All’inizio del 1989, l’Armata Rossa si ritira dal Paese, ma il governo comunista guidato da Mohammad Najibullah continua a combattere, grazie al sostegno sovietico. Solo nel 1992, dopo il collasso dell’URSS, le divisioni interne si fanno sentire e buona parte delle forze armate si unisce ai ribelli, determinando il crollo del regime. Il 24 aprile, con gli accordi di Peshawar, viene istituita la Repubblica Islamica dell’Afghanistan, con Massoud come Ministro della Difesa e Hekmatyar come Primo Ministro. Quest’ultimo però rifiuta di firmare e, sempre con il sostegno diretto del Pakistan, muove guerra al resto della coalizione vittoriosa, bombardando Kabul.
A sua volta, la Repubblica Islamica è dilaniata dagli scontri tra le diverse milizie: in particolare, il Partito dell’Unità (Hezb-i Wahdat) di Abdul Ali Mazari, hazara sciita e filoiraniano, Ittihad i-Islami di Abdul Rasul Sayyaf, pashtun e wahabita filosaudita, e il Junbish-i Milli di Abdul Rashid Dostum, ex generale comunista di etnia uzbeca, sostenuto dall’Uzbekistan di Islam Karimov. Da tutte le parti, sono commessi crimini e atrocità, e persino Massoud ha difficoltà a controllare i suoi uomini, e ancor più mantenere una parvenza d’unità nel governo.
Nel 1994, nel meridione a maggioranza Pashtun, esasperato dalla tirannia dei governatori provinciali e dai soprusi dei signori della guerra, prende il potere il nuovo movimento dei Taliban, che ottengono il sostegno pakistano e della “legione straniera” di mujaheddin reclutati da Osama Bin Laden negli anni ’80 per combattere i sovietici.

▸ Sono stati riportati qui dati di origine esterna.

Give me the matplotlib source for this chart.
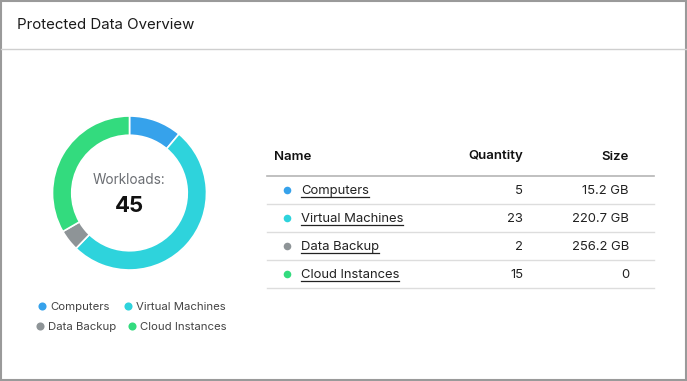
import matplotlib.pyplot as plt
from matplotlib.patches import Rectangle
from matplotlib.lines import Line2D

plt.rcParams['font.family'] = ['Inter', 'DejaVu Sans']

# data
names = ["Computers", "Virtual Machines", "Data Backup", "Cloud Instances"]
quantities = [5, 23, 2, 15]
sizes = ["15.2 GB", "220.7 GB", "256.2 GB", "0"]
colors = ["#36A2EB", "#2ED3DC", "#8E9497", "#33DB7E"]
title = "Protected Data Overview"
center_label = "Workloads:"

W, H = 687, 381
fig = plt.figure(figsize=(W / 100, H / 100), dpi=100)

# full-figure overlay in pixel coords (y down)
bg = fig.add_axes([0, 0, 1, 1])
bg.set_xlim(0, W)
bg.set_ylim(H, 0)
bg.axis("off")

# card border and header
bg.add_patch(Rectangle((0.5, 0.5), W - 1.5, H - 1.5, fill=False, ec="#9a9a9a", lw=1.5))
bg.add_line(Line2D([1, W - 1], [48.5, 48.5], color="#cfcfcf", lw=1))
bg.text(17, 25, title, fontsize=10.8, color="#1a1a1a", va="center", ha="left")

# donut chart
cx, cy, r = 129.5, 193, 77
ax = fig.add_axes([(cx - r) / W, (H - cy - r) / H, 2 * r / W, 2 * r / H])
ax.pie(quantities, colors=colors, startangle=90, counterclock=False,
       wedgeprops=dict(width=0.25, edgecolor="white", linewidth=1.2))
ax.set_xlim(-1, 1)
ax.set_ylim(-1, 1)
ax.set_aspect("equal")
ax.axis("off")

bg.text(cx, 180.5, center_label, fontsize=9.8, color="#6b6e73", ha="center", va="center")
bg.text(cx, 206, str(sum(quantities)), fontsize=16, fontweight="bold", color="#111111",
        ha="center", va="center")

# legend under the donut
legend_pos = [(42, 306), (128, 306), (40, 326), (132, 326)]
for (lx, ly), name, c in zip(legend_pos, names, colors):
    bg.scatter([lx], [ly], s=34, color=c, linewidths=0)
    bg.text(lx + 8, ly + 0.5, name, fontsize=8.2, color="#444444", va="center", ha="left")

# table
x0, x1 = 267, 654
bg.text(274, 156.5, "Name", fontsize=9.5, fontweight="semibold", color="#111111", va="center")
bg.text(523, 156.5, "Quantity", fontsize=9.5, fontweight="semibold", color="#111111",
        va="center", ha="right")
bg.text(629, 156.5, "Size", fontsize=9.5, fontweight="semibold", color="#111111",
        va="center", ha="right")
bg.add_line(Line2D([x0, x1], [175.5, 175.5], color="#b5b5b5", lw=1.2))

fig.canvas.draw()
renderer = fig.canvas.get_renderer()
inv = bg.transData.inverted()

row_h = 28
for i, (name, q, s, c) in enumerate(zip(names, quantities, sizes, colors)):
    y = 190 + i * row_h
    bg.scatter([287], [y], s=30, color=c, linewidths=0)
    t = bg.text(301, y + 1, name, fontsize=9.4, color="#222222", va="center", ha="left")
    bb = t.get_window_extent(renderer)
    (ax0, _), (ax1, _) = inv.transform([(bb.x0, bb.y0), (bb.x1, bb.y0)])
    bg.add_line(Line2D([ax0, ax1], [y + 7, y + 7], color="#222222", lw=0.9))
    bg.text(523, y + 1, str(q), fontsize=9.4, color="#222222", va="center", ha="right")
    bg.text(629, y + 1, s, fontsize=9.4, color="#222222", va="center", ha="right")
    bg.add_line(Line2D([x0, x1], [y + 13.5, y + 13.5], color="#dddddd", lw=1))

fig.savefig("out.png", dpi=100)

Massoud combatte contro di loro, cercando di bloccare la loro avanzata.
Solo nel 1996, di fronte a questa minaccia, le varie fazioni riescono a formare un Fronte Unito (o “Alleanza del Nord”). Tuttavia, gli studenti coranici, approfittando dell’aiuto straniero e delle divisioni interne dei loro avversari, entrano in Kabul e completano man mano la conquista dei territori settentrionali. In questo frangente, Massoud resta l’unico comandante di spicco a rimanere nel Paese e a mantenere le sue posizioni, ossia la regione comprendente il natio Panshir. Al tempo stesso, continua a condurre negoziati con le varie fazioni, inclusi i talebani, per raggiungere la pace. Intanto, nell’area sotto il suo controllo, tutela i diritti delle donne e lavora per la formazione d’istituzioni progressive.

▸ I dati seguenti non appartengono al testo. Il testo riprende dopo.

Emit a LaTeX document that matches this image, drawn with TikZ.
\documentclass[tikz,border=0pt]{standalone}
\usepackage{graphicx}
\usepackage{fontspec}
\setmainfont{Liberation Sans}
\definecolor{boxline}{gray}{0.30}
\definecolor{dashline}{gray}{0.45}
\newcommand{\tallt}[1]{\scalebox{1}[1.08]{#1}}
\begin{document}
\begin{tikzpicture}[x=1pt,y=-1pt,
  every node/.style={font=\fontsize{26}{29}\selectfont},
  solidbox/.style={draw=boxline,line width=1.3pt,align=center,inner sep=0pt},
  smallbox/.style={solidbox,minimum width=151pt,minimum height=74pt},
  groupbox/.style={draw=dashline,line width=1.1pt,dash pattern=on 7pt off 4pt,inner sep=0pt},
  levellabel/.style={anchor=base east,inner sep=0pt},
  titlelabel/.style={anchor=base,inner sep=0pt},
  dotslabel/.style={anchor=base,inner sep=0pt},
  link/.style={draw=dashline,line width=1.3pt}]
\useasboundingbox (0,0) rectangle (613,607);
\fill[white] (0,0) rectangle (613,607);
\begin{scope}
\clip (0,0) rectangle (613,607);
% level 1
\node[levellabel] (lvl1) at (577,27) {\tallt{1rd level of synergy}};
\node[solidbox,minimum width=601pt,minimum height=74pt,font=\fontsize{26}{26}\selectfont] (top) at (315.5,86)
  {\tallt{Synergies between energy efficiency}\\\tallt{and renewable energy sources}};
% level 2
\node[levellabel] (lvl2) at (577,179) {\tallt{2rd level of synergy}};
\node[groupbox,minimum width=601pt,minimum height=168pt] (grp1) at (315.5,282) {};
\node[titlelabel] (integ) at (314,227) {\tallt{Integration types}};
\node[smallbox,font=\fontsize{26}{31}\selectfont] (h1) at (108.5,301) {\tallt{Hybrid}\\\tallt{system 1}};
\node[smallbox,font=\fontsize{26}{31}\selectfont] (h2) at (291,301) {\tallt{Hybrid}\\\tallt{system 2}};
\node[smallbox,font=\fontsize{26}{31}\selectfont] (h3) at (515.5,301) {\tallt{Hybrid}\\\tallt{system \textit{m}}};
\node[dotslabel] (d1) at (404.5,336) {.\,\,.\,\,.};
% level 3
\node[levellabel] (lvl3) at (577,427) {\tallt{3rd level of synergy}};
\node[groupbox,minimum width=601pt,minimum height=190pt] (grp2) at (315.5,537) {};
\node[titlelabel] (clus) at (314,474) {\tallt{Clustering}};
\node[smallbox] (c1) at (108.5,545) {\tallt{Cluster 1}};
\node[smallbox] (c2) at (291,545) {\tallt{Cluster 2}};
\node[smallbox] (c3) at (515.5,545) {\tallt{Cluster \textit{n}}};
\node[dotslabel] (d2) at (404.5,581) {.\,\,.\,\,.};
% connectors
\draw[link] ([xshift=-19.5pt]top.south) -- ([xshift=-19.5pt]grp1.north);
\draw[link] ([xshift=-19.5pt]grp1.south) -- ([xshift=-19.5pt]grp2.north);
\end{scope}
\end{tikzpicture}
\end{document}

In questo periodo è importante notare come non riceva pressoché supporto dall’amministrazione Clinton. Solo India, Russia, Iran e Tagikistan forniscono qualche limitato aiuto, finché, nel 2001, con la Presidenza Bush, gli Stati Uniti tornano ad interessarsi all’Afghanistan. Nello stesso anno, di fronte al Parlamento Europeo, denuncia il sostegno di Pakistan e Arabia Saudita al regime talebano, oltre che al terrorismo islamista di stampo salafita e wahabita.
Tuttavia, il 9 settembre, poco prima dell’attentato alle Twin Towers, viene avvicinato con il pretesto di un’intervista e assassinato con una bomba da due terroristi islamisti, inviati plausibilmente da Al-Qaeda o dai servizi pakistani. Solo nei mesi successivi, grazie all’invasione statunitense, l’Alleanza del Nord prende il controllo del Paese e instaura un nuovo regime, il quale proclama Massoud Eroe Nazionale. I suoi fratelli partecipano ai nuovi governi di coalizione, ma il vuoto politico lasciato dal Leone del Panshir continua ad essere avvertito nel contesto di un Afghanistan instabile, militarmente occupato e lacerato dalle lotte intestine.